Bats debugging can be difficult at times. Using the TAP output with -t flag will enable you to print outputs with the special file descriptor >&3 during test execution, simplifying debugging. As an example:

# test/some_tests.bats

printf "%s\n" "Will not be printed during bats test/some_tests.bats"
printf "%s\n" "Will be printed during bats -t test/some_tests.bats" >&3

This is further documented in bats-core Printing to the Terminal.

Pull Requests, Releases & Conventional Commits

asdf is using an automated release tool called Release Please to automatically bump the SemVer version and generate the Changelog. This information is determined by reading the commit history since the last release.

Conventional Commit messages define the format of the Pull Request Title which becomes the commit message format on the default branch. This is enforced with GitHub Action amannn/action-semantic-pull-request.

Conventional Commit follows this format:

<type>[optional scope][optional !]: <description>

<!-- examples -->
fix: some fix
feat: a new feature
docs: some documentation update
docs(website): some change for the website
feat!: feature with breaking change

The full list of <types> are: feat, fix, docs, style, refactor, perf, test, build, ci, chore, revert.

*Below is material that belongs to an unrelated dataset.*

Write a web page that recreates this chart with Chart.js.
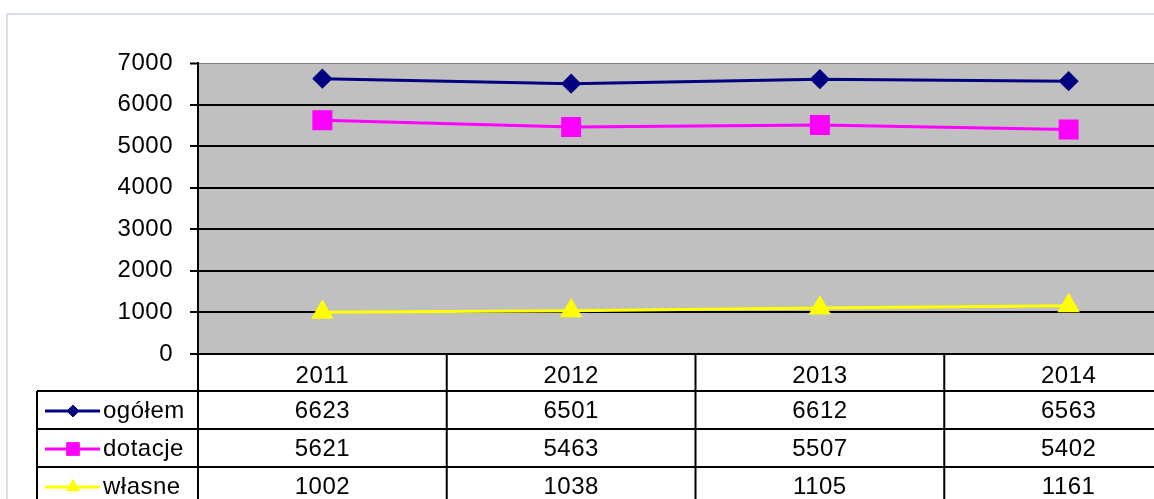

  • !: indicates a breaking change
  • fix: will create a new SemVer patch
  • feat: will create a new SemVer minor
  • <type>!: will create a new SemVer major

The Pull Request Title must follow this format.

::: tip

Use Conventional Commit message format for your Pull Request Title.

:::

Docker Images

The asdf-alpine and asdf-ubuntu projects are an ongoing effort to provide Dockerized images of some asdf tools. You can use these docker images as base for your development servers, or for running your production apps.